Testing and tagging
Certain types of electrical equipment must be regularly inspected and tested by a competent person when used in a hostile environment. Regular inspection can identify obvious damage, wear or other conditions. Regular testing can detect electrical faults. A person conducting a business or undertaking at a workplace must ensure that the electrical equipment is regularly inspected and tested by a competent person if the electrical equipment:
- is supplied with electricity through an electrical socket outlet (‘plug in’ equipment) and
- used in an environment in which its normal use exposes the equipment to operating conditionsthat are likely to result in damage to the equipment or a reduction in its expected life span. This includes conditions such as exposure to moisture, heat, vibration, mechanical damage, corrosive chemicals or dust.

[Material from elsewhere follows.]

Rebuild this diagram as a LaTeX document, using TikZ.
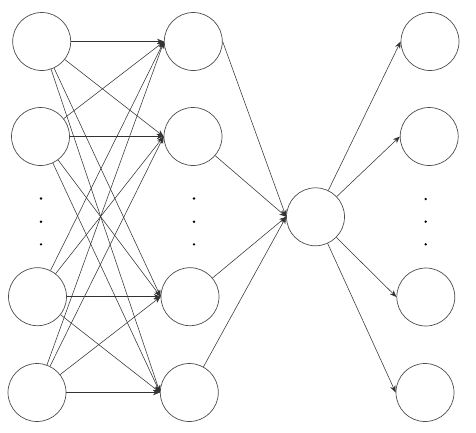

The frequency of inspection and testing will vary depending on the nature of the workplace and the risks associated with the electrical equipment. A record of testing must be kept until the electrical equipment is next tested, permanently removed from the workplace or disposed of.
Precision Power Electricians provides on-site inspection and electrical testing of appliances to Australian Standard AS/NZS 3760.
A residual current device (RCD) or a residual current circuit breaker (RCCB) commonly known as a safety switch is designed to isolate power when it detects an in-balance commonly of 30 mA (milliamps) between the active and neutral conductor. These in-balances are commonly caused by current leakage through earth. This leakage can be caused via a faulty appliance or through the body of a person accidentally touching an energized piece of equipment. RCD/RCCB’s are designed to disconnect power to the circuit when a difference of 30mA is detected. This disconnection or tripping of these breakers should happen without due delay, if the RCB/RCCB takes too long to trip the results could be fatal.
Workcover NSW, Electrical Practises for Construction work, Code of Practice 2007, paragraph 5.8, states that all RCD devices either portable or fixed is subjected to a tripping time test using an RCD tester that is carried out by a licensed electrician.
An RCD is an abbreviation for Residual Current Device and commercial workplaces in NSW are required to have them installed and tested to comply with the current NSW Occupational Health and Safety Act.
Your RCD needs to be tested at regular intervals if your workplace is to comply with the current NSW work cover policies. RCD testing intervals should at least be every three months and carried out by a certified RCD tester.
Emergency and Exit Light Testing
Imagine you are sitting at your desk and all the power was cut to the premises. For people inside your workplace, it could be a frightening or dangerous experience – especially if there were no exit signs or emergency lights to help them evacuate safely.
Even if you know where all the exits are located and all the exit lights seem to be in working order, regular testing and maintenance is the only way to minimise the risk of faulty exit lights in an emergency situation, which will ultimately help to increase the safety for employees and clients in your workplace.
All emergency and exit lights must undergo a 90-minute discharge test of the battery every 6 months as stated under the Australian Standard: AS2293.1. By having the Emergency Exit lights on your premises inspected, tested and data managed, your company will be fulfilling its obligations under legislative requirements.
Emergency Exit Lighting Test Switch: The Australian Standard AS/NZS 2293.1, section 4 requires an Emergency Lighting Test Switch be installed to facilitate the testing of Emergency Lights without the need to isolate individual circuits placing work/trading areas into darkness.